>> BEGIN The records

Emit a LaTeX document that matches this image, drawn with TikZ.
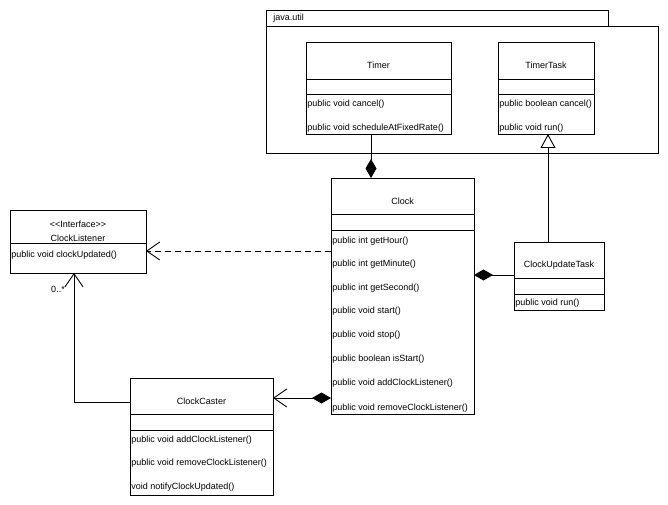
\documentclass[tikz,border=0pt]{standalone}
\usepackage{fontspec}
\setmainfont{Liberation Sans}
\usetikzlibrary{arrows.meta}
\begin{document}
\begin{tikzpicture}[x=1pt,y=-1pt,line width=0.9pt,
  box/.style={draw,anchor=north west,inner sep=0pt,outer sep=0pt},
  title/.style={anchor=center,inner sep=0pt,font=\fontsize{9}{10}\selectfont},
  meth/.style={anchor=west,inner sep=0pt,font=\fontsize{9}{10}\selectfont},
  comp/.style={{Diamond[length=19pt,width=11pt]}-},
  openarr/.style={-{Straight Barb[length=13pt,width=18pt,line width=0.9pt]}},
  compopen/.style={{Diamond[length=19pt,width=11pt]}-{Straight Barb[length=13pt,width=18pt,line width=0.9pt]}},
  gen/.style={-{Triangle[open,length=14pt,width=15pt,fill=white]}}]
\useasboundingbox (0,0) rectangle (668,505);
% package java.util
\node[box,minimum width=342pt,minimum height=16pt] (tab) at (266,10) {};
\node[box,minimum width=392pt,minimum height=127pt] (pkg) at (266,26) {};
\node[meth] (pkgname) at (273,18) {java.util};
% Timer
\node[box,minimum width=145pt,minimum height=92pt] (timer) at (306,42) {};
\draw (306,79) -- (451,79) (306,94) -- (451,94);
\node[title] (timert) at (378.5,65) {Timer};
\node[meth] (timerm1) at (307,104) {public void cancel()};
\node[meth] (timerm2) at (307,128) {public void scheduleAtFixedRate()};
% TimerTask
\node[box,minimum width=96pt,minimum height=92pt] (tt) at (498,42) {};
\draw (498,79) -- (594,79) (498,94) -- (594,94);
\node[title] (ttt) at (546,65) {TimerTask};
\node[meth] (ttm1) at (499,104) {public boolean cancel()};
\node[meth] (ttm2) at (499,128) {public void run()};
% Clock
\node[box,minimum width=143pt,minimum height=236pt] (clock) at (331,178) {};
\draw (331,214) -- (474,214) (331,230) -- (474,230);
\node[title] (clockt) at (402.5,201) {Clock};
\node[meth] (cm1) at (332,241) {public int getHour()};
\node[meth] (cm2) at (332,264) {public int getMinute()};
\node[meth] (cm3) at (332,288) {public int getSecond()};
\node[meth] (cm4) at (332,311) {public void start()};
\node[meth] (cm5) at (332,335) {public void stop()};
\node[meth] (cm6) at (332,359) {public boolean isStart()};
\node[meth] (cm7) at (332,383) {public void addClockListener()};
\node[meth] (cm8) at (332,408) {public void removeClockListener()};
% ClockUpdateTask
\node[box,minimum width=90pt,minimum height=68pt] (cut) at (514,242) {};
\draw (514,278) -- (604,278) (514,294) -- (604,294);
\node[title] (cutt) at (559,265) {ClockUpdateTask};
\node[meth] (cutm1) at (515,303) {public void run()};
% ClockListener
\node[box,minimum width=136pt,minimum height=63pt] (cl) at (10,210) {};
\draw (10,243) -- (146,243);
\node[title] (clt1) at (78,224) {<{}<Interface>{}>};
\node[title] (clt2) at (78,238) {ClockListener};
\node[meth] (clm1) at (11,255) {public void clockUpdated()};
% ClockCaster
\node[box,minimum width=143pt,minimum height=117pt] (cc) at (130,378) {};
\draw (130,414) -- (273,414) (130,430) -- (273,430);
\node[title] (cct) at (201.5,401) {ClockCaster};
\node[meth] (ccm1) at (131,440) {public void addClockListener()};
\node[meth] (ccm2) at (131,463) {public void removeClockListener()};
\node[meth] (ccm3) at (131,487) {void notifyClockUpdated()};
% connectors
\draw[comp] ([xshift=40pt]clock.north west) -- ([xshift=65pt]timer.south west);
\draw[gen] ([xshift=34pt]cut.north west) -- ([xshift=50pt]tt.south west);
\draw[comp] ([yshift=-97pt]clock.north east) -- ([yshift=-33pt]cut.north west);
\draw[dashed,dash pattern=on 6pt off 4pt,openarr] ([yshift=-73pt]clock.north west) -- ([yshift=-41pt]cl.north east);
\draw[openarr] ([yshift=-24pt]cc.north west) -| ([xshift=64pt]cl.south west);
\draw[compopen] ([yshift=-220pt]clock.north west) -- ([yshift=-20pt]cc.north east);
\node[title] (mult) at (58,289) {0..*};
\end{tikzpicture}
\end{document}
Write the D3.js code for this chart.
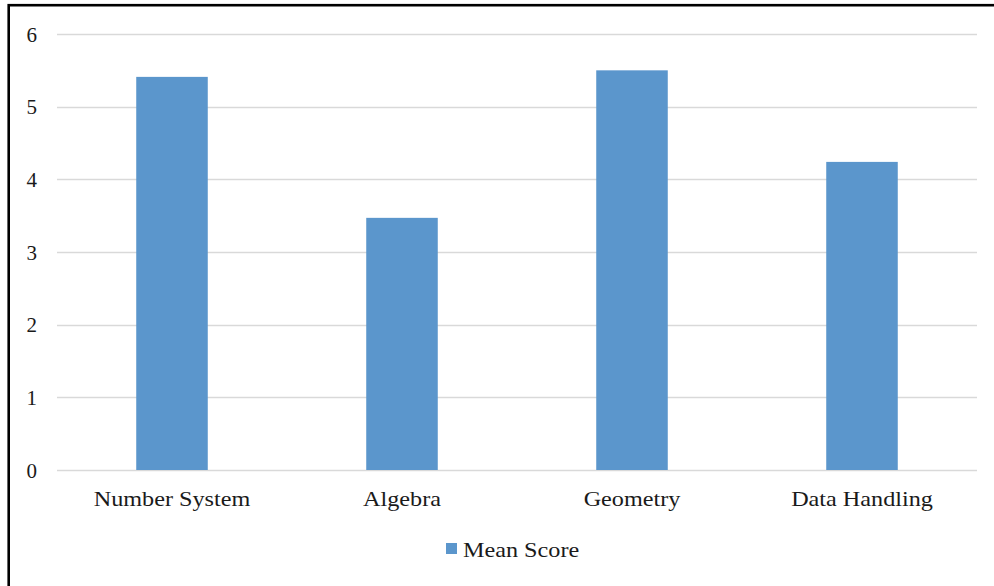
<!DOCTYPE html>
<html>
<head>
<meta charset="utf-8">
<script src="https://cdn.jsdelivr.net/npm/d3@7"></script>
<style>
  html, body { margin: 0; padding: 0; background: #fff; }
  svg { display: block; }
  text { font-family: "Liberation Serif", "Times New Roman", serif; fill: #1a1a1a; }
</style>
</head>
<body>
<script>
// Mean score per topic
const categories = ["Number System", "Algebra", "Geometry", "Data Handling"];
const meanScores = [5.41, 3.47, 5.50, 4.24];
const yTicks = [0, 1, 2, 3, 4, 5, 6];
const seriesName = "Mean Score";

const W = 994, H = 586;
const plot = { left: 57, right: 977, top: 34, bottom: 470 };
const barColor = "#5b96cc";

const svg = d3.select("body").append("svg")
  .attr("width", W).attr("height", H);

// Outer frame (runs off the right and bottom edges)
svg.append("rect")
  .attr("x", 8.7).attr("y", 5.2)
  .attr("width", W + 20).attr("height", H + 20)
  .attr("fill", "none").attr("stroke", "#000").attr("stroke-width", 2.6);

const x = d3.scaleBand()
  .domain(categories)
  .range([plot.left, plot.right])
  .paddingInner(0.689)
  .paddingOuter(0.3445);

const y = d3.scaleLinear()
  .domain([0, 6])
  .range([plot.bottom, plot.top]);

// Horizontal gridlines
svg.append("g")
  .selectAll("line")
  .data(yTicks)
  .join("line")
  .attr("x1", plot.left).attr("x2", plot.right)
  .attr("y1", d => Math.round(y(d)) + 0.5)
  .attr("y2", d => Math.round(y(d)) + 0.5)
  .attr("stroke", "#d9d9d9").attr("stroke-width", 1.3);

// Y axis labels
const yAxis = d3.axisLeft(y).tickValues(yTicks).tickSize(0).tickPadding(0).tickFormat(d3.format("d"));
const yg = svg.append("g").attr("transform", "translate(37,0)").call(yAxis);
yg.select(".domain").remove();
yg.selectAll("text")
  .attr("font-family", "Liberation Serif, serif")
  .attr("font-size", 21)
  .attr("fill", "#1a1a1a")
  .attr("text-anchor", "end")
  .attr("dy", "0.34em");

// Bars
svg.append("g")
  .selectAll("rect")
  .data(categories.map((c, i) => ({ c, v: meanScores[i] })))
  .join("rect")
  .attr("x", d => x(d.c))
  .attr("width", x.bandwidth())
  .attr("y", d => y(d.v))
  .attr("height", d => y(0) - y(d.v))
  .attr("fill", barColor);

// Category labels, slightly widened serif
const xAxis = d3.axisBottom(x).tickSize(0).tickPadding(0);
const xg = svg.append("g").attr("transform", `translate(0,${plot.bottom})`).call(xAxis);
xg.select(".domain").remove();
xg.selectAll("text")
  .attr("font-family", "Liberation Serif, serif")
  .attr("font-size", 22)
  .attr("fill", "#1a1a1a")
  .attr("dy", 0)
  .attr("y", 36)
  .attr("x", 0)
  .attr("transform", "scale(1.1,1)");

// Legend
const legend = svg.append("g").attr("transform", "translate(446,543)");
legend.append("rect")
  .attr("width", 11).attr("height", 11)
  .attr("fill", barColor);
legend.append("text")
  .attr("x", 0).attr("y", 14)
  .attr("font-size", 22)
  .attr("transform", "translate(17,0) scale(1.1,1)")
  .text(seriesName);
</script>
</body>
</html>
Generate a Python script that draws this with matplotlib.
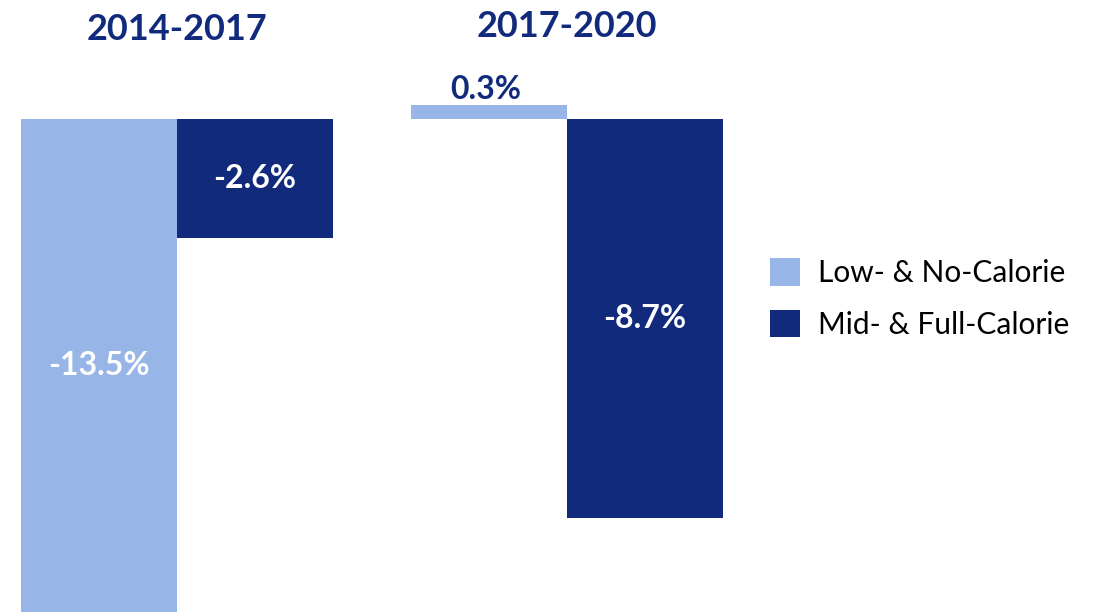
import numpy as np
import matplotlib
matplotlib.use('Agg')
import matplotlib.pyplot as plt
from matplotlib.patches import Patch

## Data
periods = ['2014-2017', '2017-2020']
series_names = ['Low- & No-Calorie', 'Mid- & Full-Calorie']
low_no = [-13.5, 0.3]
mid_full = [-2.6, -8.7]

## Styles
light = '#98b5e7'
dark = '#112a7c'
plt.rcParams['font.family'] = ['Lato', 'DejaVu Sans']

fig = plt.figure(figsize=(11.02, 6.12), dpi=100)
ax = fig.add_axes([0, 0, 1, 1])
ax.set_xlim(-0.454, 2.372)
ax.set_ylim(-10.75, 2.595)
ax.axis('off')

x = np.arange(len(periods))
width = 0.4
bars_low = ax.bar(x - width/2, low_no, width, color=light)
bars_mid = ax.bar(x + width/2, mid_full, width, color=dark)

ymin = ax.get_ylim()[0]
for bars, vals in [(bars_low, low_no), (bars_mid, mid_full)]:
    for b, v in zip(bars, vals):
        cx = b.get_x() + b.get_width()/2
        if v >= 0:
            ax.annotate('%.1f%%' % v, (cx, v), xytext=(-2, 1),
                        textcoords='offset points', ha='center', va='bottom',
                        color=dark, fontsize=23, fontweight='bold')
        else:
            ax.text(cx, max(v, ymin)/2, '%.1f%%' % v, ha='center',
                    va='center', color='white', fontsize=23,
                    fontweight='bold')

## Period titles above each group
ax.text(x[0], 1.95, periods[0], ha='center', va='center', color=dark,
        fontsize=26, fontweight='bold')
ax.text(x[1], 2.02, periods[1], ha='center', va='center', color=dark,
        fontsize=26, fontweight='bold')

handles = [Patch(facecolor=light), Patch(facecolor=dark)]
ax.legend(handles, series_names, loc='upper left',
          bbox_to_anchor=(0.699, 0.578), bbox_transform=fig.transFigure,
          frameon=False, fontsize=21.5, handlelength=1.0, handleheight=1.05,
          handletextpad=0.6, labelspacing=0.75, borderpad=0,
          borderaxespad=0)

fig.savefig('out.png', dpi=100, facecolor='white')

>> END The records

* [Written request]:
Using the entries above, extract exactly the lines from the one that contains "Generate a Python" through the one that contains "from matplotlib.patches import Patch". Do not carry over any pictures.

* [Expected answer]:
Generate a Python script that draws this with matplotlib.
import numpy as np
import matplotlib
matplotlib.use('Agg')
import matplotlib.pyplot as plt
from matplotlib.patches import Patch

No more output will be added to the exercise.